## RECORDS FOR PROCESSING
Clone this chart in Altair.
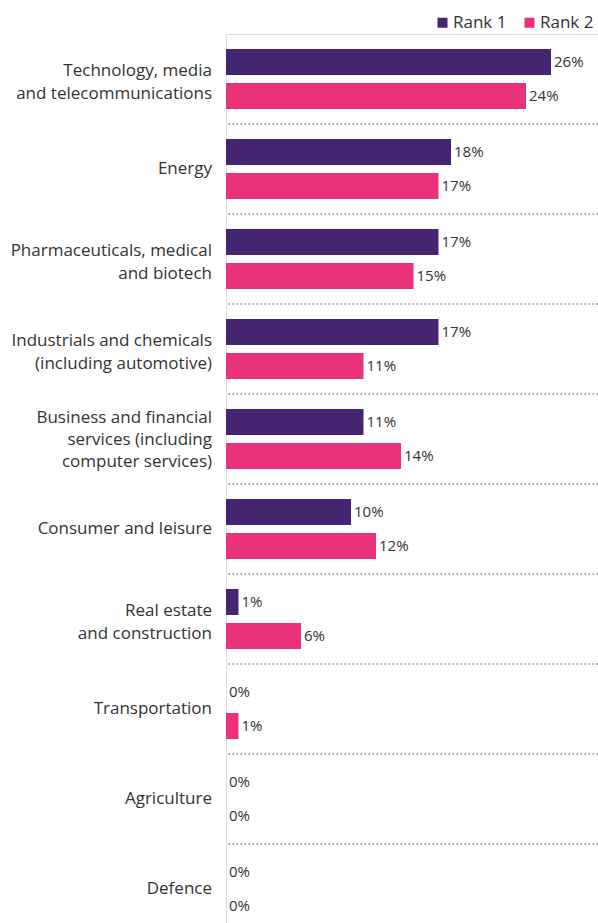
import altair as alt
import pandas as pd

categories = [
    "Technology, media\nand telecommunications",
    "Energy",
    "Pharmaceuticals, medical\nand biotech",
    "Industrials and chemicals\n(including automotive)",
    "Business and financial\nservices (including\ncomputer services)",
    "Consumer and leisure",
    "Real estate\nand construction",
    "Transportation",
    "Agriculture",
    "Defence",
]
ranks = ["Rank 1", "Rank 2"]
rank1_values = [26, 18, 17, 17, 11, 10, 1, 0, 0, 0]
rank2_values = [24, 17, 15, 11, 14, 12, 6, 1, 0, 0]

PURPLE = "#45256f"
PINK = "#e9327a"
TEXT = "#333333"
FONT = "Open Sans"

rows = []
for c, v1, v2 in zip(categories, rank1_values, rank2_values):
    rows.append({"category": c, "rank": ranks[0], "value": v1, "label": f"{v1}%"})
    rows.append({"category": c, "rank": ranks[1], "value": v2, "label": f"{v2}%"})
df = pd.DataFrame(rows)
cat_df = pd.DataFrame({"category": categories,
                       "nlines": [c.count("\n") + 1 for c in categories]})
sep_df = pd.DataFrame({"category": categories[:-1]})

yscale = alt.Scale(range=[0, 900], paddingInner=0, paddingOuter=0)
xscale = alt.Scale(domain=[0, 29.76], nice=False, zero=True)


def Y(**kw):
    return alt.Y("category:N", sort=categories, scale=yscale, title=None, **kw)


yoff = alt.YOffset("rank:N", sort=ranks,
                   scale=alt.Scale(paddingInner=0.235, paddingOuter=0.441))

seps = alt.Chart(sep_df).mark_rule(
    color="#888888", strokeDash=[1.5, 2.5], strokeWidth=1.5
).encode(y=Y(bandPosition=1, axis=None))

bars = alt.Chart(df).mark_bar().encode(
    y=Y(axis=alt.Axis(labels=False, ticks=False, grid=False, domain=True,
                      domainColor="black", domainWidth=3)),
    yOffset=yoff,
    x=alt.X("value:Q", scale=xscale, axis=None),
    color=alt.Color(
        "rank:N",
        scale=alt.Scale(domain=ranks, range=[PURPLE, PINK]),
        legend=alt.Legend(
            orient="none", legendX=208, legendY=-20, direction="horizontal",
            title=None, symbolType="square", symbolSize=100,
            symbolStrokeWidth=0, labelFontSize=17, labelFont=FONT,
            labelColor=TEXT, labelOffset=2, columnPadding=14,
        ),
    ),
)

values = alt.Chart(df).mark_text(
    align="left", baseline="middle", dx=3, fontSize=15, font=FONT, color=TEXT
).encode(
    y=Y(axis=None),
    yOffset=yoff,
    x=alt.X("value:Q", scale=xscale, axis=None),
    text="label:N",
)

label_layers = []
for n, dy, lh in [(1, 0, 23), (2, -8, 23), (3, -21, 22)]:
    label_layers.append(
        alt.Chart(cat_df).transform_filter(alt.datum.nlines == n).mark_text(
            align="right", baseline="middle", lineBreak="\n", lineHeight=lh,
            dy=dy, fontSize=17, font=FONT, color=TEXT
        ).encode(
            y=Y(axis=None),
            x=alt.value(-14),
            text="category:N",
        )
    )

chart = alt.layer(seps, bars, values, *label_layers).properties(
    width=372, height=889,
    autosize=alt.AutoSizeParams(type="none"),
    padding={"left": 226, "right": 0, "top": 34, "bottom": 0},
).configure_view(stroke=None).configure(background="white")

chart.save("out.html", embed_options={"renderer": "svg", "actions": False})
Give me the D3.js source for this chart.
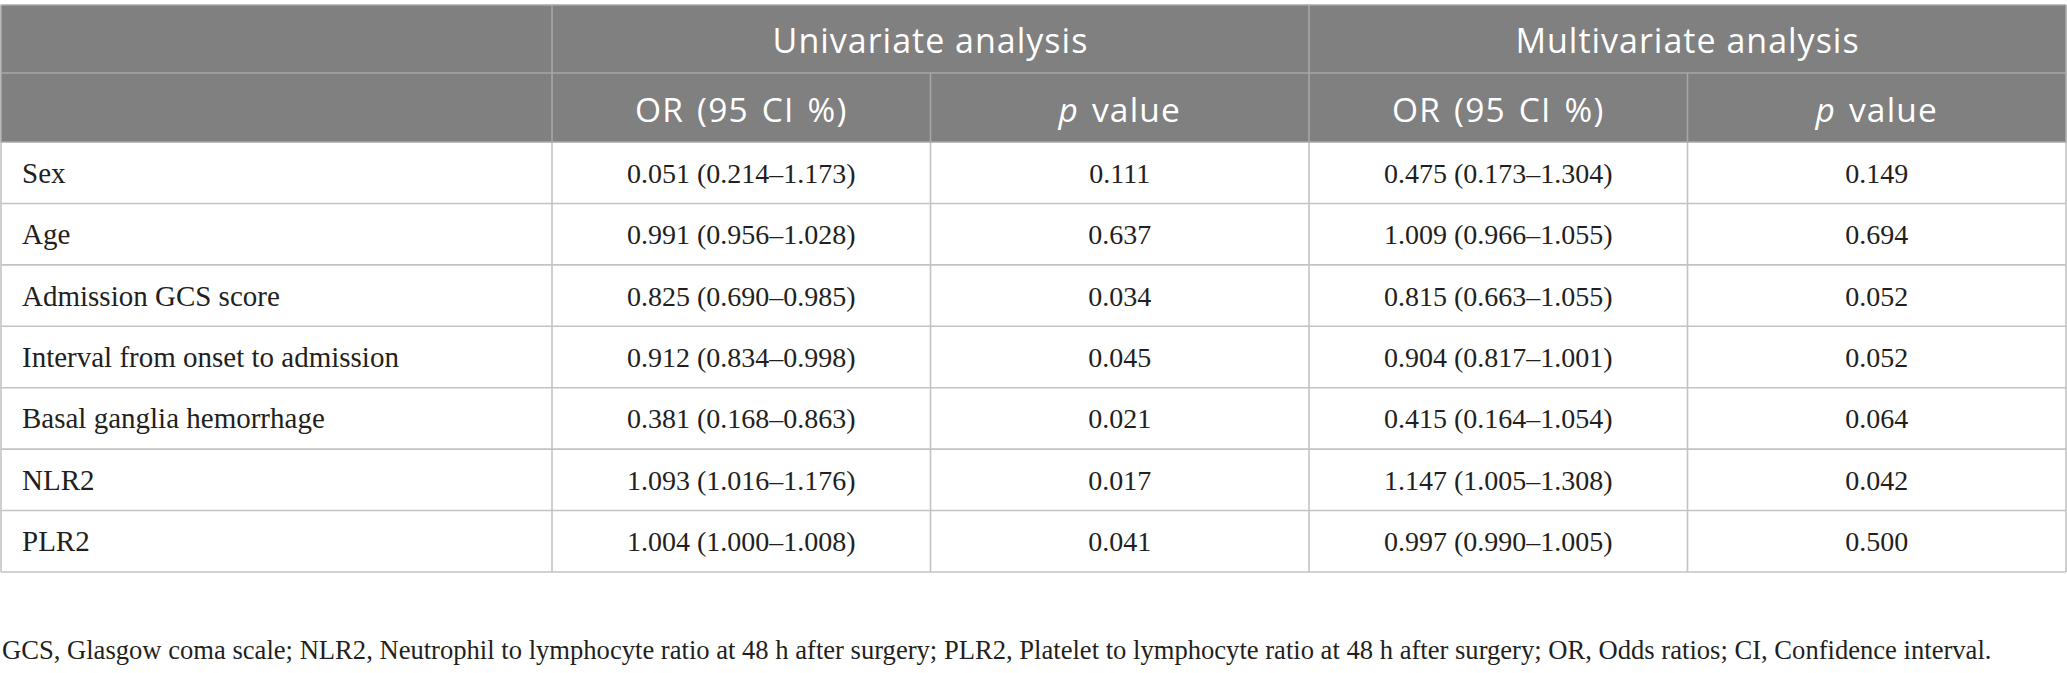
<!DOCTYPE html>
<html>
<head>
<meta charset="utf-8">
<script src="https://cdn.jsdelivr.net/npm/d3@7"></script>
<style>
  html, body { margin: 0; padding: 0; background: #fff; }
  svg { display: block; }
</style>
</head>
<body>
<svg id="chart" width="2067" height="673"></svg>
<script>
// table content
const rowLabels = ["Sex", "Age", "Admission GCS score", "Interval from onset to admission",
                   "Basal ganglia hemorrhage", "NLR2", "PLR2"];
const uniOR = ["0.051 (0.214–1.173)", "0.991 (0.956–1.028)", "0.825 (0.690–0.985)", "0.912 (0.834–0.998)",
               "0.381 (0.168–0.863)", "1.093 (1.016–1.176)", "1.004 (1.000–1.008)"];
const uniP = ["0.111", "0.637", "0.034", "0.045", "0.021", "0.017", "0.041"];
const multiOR = ["0.475 (0.173–1.304)", "1.009 (0.966–1.055)", "0.815 (0.663–1.055)", "0.904 (0.817–1.001)",
                 "0.415 (0.164–1.054)", "1.147 (1.005–1.308)", "0.997 (0.990–1.005)"];
const multiP = ["0.149", "0.694", "0.052", "0.052", "0.064", "0.042", "0.500"];
const groupHeaders = ["Univariate analysis", "Multivariate analysis"];
const subHeaders = ["OR (95 CI %)", "p value", "OR (95 CI %)", "p value"];
const footnote = "GCS, Glasgow coma scale; NLR2, Neutrophil to lymphocyte ratio at 48 h after surgery; PLR2, Platelet to lymphocyte ratio at 48 h after surgery; OR, Odds ratios; CI, Confidence interval.";

const columns = [uniOR, uniP, multiOR, multiP];

const svg = d3.select("#chart");

// layout
const left = 1, right = 2066;
const labelColRight = 552;
const headTop = 5, headMid = 73, headBottom = 142, tableBottom = 572;

const serif = "'Liberation Serif', 'Times New Roman', serif";
const sans = "'Open Sans', 'Noto Sans', sans-serif";

const xCol = d3.scaleBand()
               .domain(d3.range(columns.length))
               .range([labelColRight, right]);

const xGroup = d3.scaleBand()
                 .domain(d3.range(groupHeaders.length))
                 .range([labelColRight, right]);

const yRow = d3.scaleBand()
               .domain(rowLabels)
               .range([headBottom, tableBottom]);

// header background
svg.append("rect")
   .attr("x", left)
   .attr("y", headTop)
   .attr("width", right - left)
   .attr("height", headBottom - headTop)
   .attr("fill", "#7f807f");

const bodyLine = "#c3c3c3";
const headLine = "#a6a7a6";

// grid lines - body
svg.append("g")
   .selectAll("line")
   .data(rowLabels)
   .enter()
   .append("line")
   .attr("x1", left)
   .attr("x2", right)
   .attr("y1", d => yRow(d) + yRow.bandwidth())
   .attr("y2", d => yRow(d) + yRow.bandwidth())
   .attr("stroke", bodyLine)
   .attr("stroke-width", 1.6);

const vEdges = [left, labelColRight].concat(d3.range(columns.length).map(i => xCol(i) + xCol.bandwidth()));

svg.append("g")
   .selectAll("line")
   .data(vEdges)
   .enter()
   .append("line")
   .attr("x1", d => d)
   .attr("x2", d => d)
   .attr("y1", headBottom)
   .attr("y2", tableBottom)
   .attr("stroke", bodyLine)
   .attr("stroke-width", 1.6);

// grid lines - header
const headH = [headTop, headMid, headBottom];
svg.append("g")
   .selectAll("line")
   .data(headH)
   .enter()
   .append("line")
   .attr("x1", left)
   .attr("x2", right)
   .attr("y1", d => d)
   .attr("y2", d => d)
   .attr("stroke", headLine)
   .attr("stroke-width", 1.6);

// top header row only splits at the groups
const groupEdges = [left, labelColRight].concat(d3.range(groupHeaders.length).map(i => xGroup(i) + xGroup.bandwidth()));
svg.append("g")
   .selectAll("line")
   .data(groupEdges)
   .enter()
   .append("line")
   .attr("x1", d => d)
   .attr("x2", d => d)
   .attr("y1", headTop)
   .attr("y2", headMid)
   .attr("stroke", headLine)
   .attr("stroke-width", 1.6);

svg.append("g")
   .selectAll("line")
   .data(vEdges)
   .enter()
   .append("line")
   .attr("x1", d => d)
   .attr("x2", d => d)
   .attr("y1", headMid)
   .attr("y2", headBottom)
   .attr("stroke", headLine)
   .attr("stroke-width", 1.6);

// group headers
svg.append("g")
   .selectAll("text")
   .data(groupHeaders)
   .enter()
   .append("text")
   .attr("x", (d, i) => xGroup(i) + xGroup.bandwidth() / 2)
   .attr("y", 53)
   .attr("text-anchor", "middle")
   .attr("fill", "#ffffff")
   .style("font-family", sans)
   .style("font-size", "34px")
   .style("letter-spacing", "1px")
   .text(d => d);

// sub headers (p is italic)
const sub = svg.append("g")
               .selectAll("text")
               .data(subHeaders)
               .enter()
               .append("text")
               .attr("x", (d, i) => xCol(i) + xCol.bandwidth() / 2)
               .attr("y", 122)
               .attr("text-anchor", "middle")
               .attr("fill", "#ffffff")
               .style("font-family", sans)
               .style("font-size", "33.5px")
               .style("letter-spacing", "1.2px")
               .style("word-spacing", "3px");

sub.each(function(d) {
    const t = d3.select(this);
    if (d.startsWith("p ")) {
        t.append("tspan").style("font-style", "italic").text("p");
        t.append("tspan").text(d.slice(1));
    } else {
        t.text(d);
    }
});

// row labels
svg.append("g")
   .selectAll("text")
   .data(rowLabels)
   .enter()
   .append("text")
   .attr("x", 22)
   .attr("y", d => yRow(d) + yRow.bandwidth() / 2 + 10)
   .attr("fill", "#231f20")
   .style("font-family", serif)
   .style("font-size", "29px")
   .text(d => d);

// values
columns.forEach((col, ci) => {
    svg.append("g")
       .selectAll("text")
       .data(col)
       .enter()
       .append("text")
       .attr("x", xCol(ci) + xCol.bandwidth() / 2)
       .attr("y", (d, i) => yRow(rowLabels[i]) + yRow.bandwidth() / 2 + 10)
       .attr("text-anchor", "middle")
       .attr("fill", "#231f20")
       .style("font-family", serif)
       .style("font-size", "28px")
       .text(d => d);
});

// footnote
svg.append("text")
   .attr("x", 2)
   .attr("y", 659)
   .attr("fill", "#231f20")
   .style("font-family", serif)
   .style("font-size", "26.6px")
   .text(footnote);
</script>
</body>
</html>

## GIVEN INSTRUCTION
Skip the pictures and restate exactly the lines from the beginning of the listing to the line with "import pandas as pd", that line included.

## TASK RESULT
Clone this chart in Altair.
import altair as alt
import pandas as pd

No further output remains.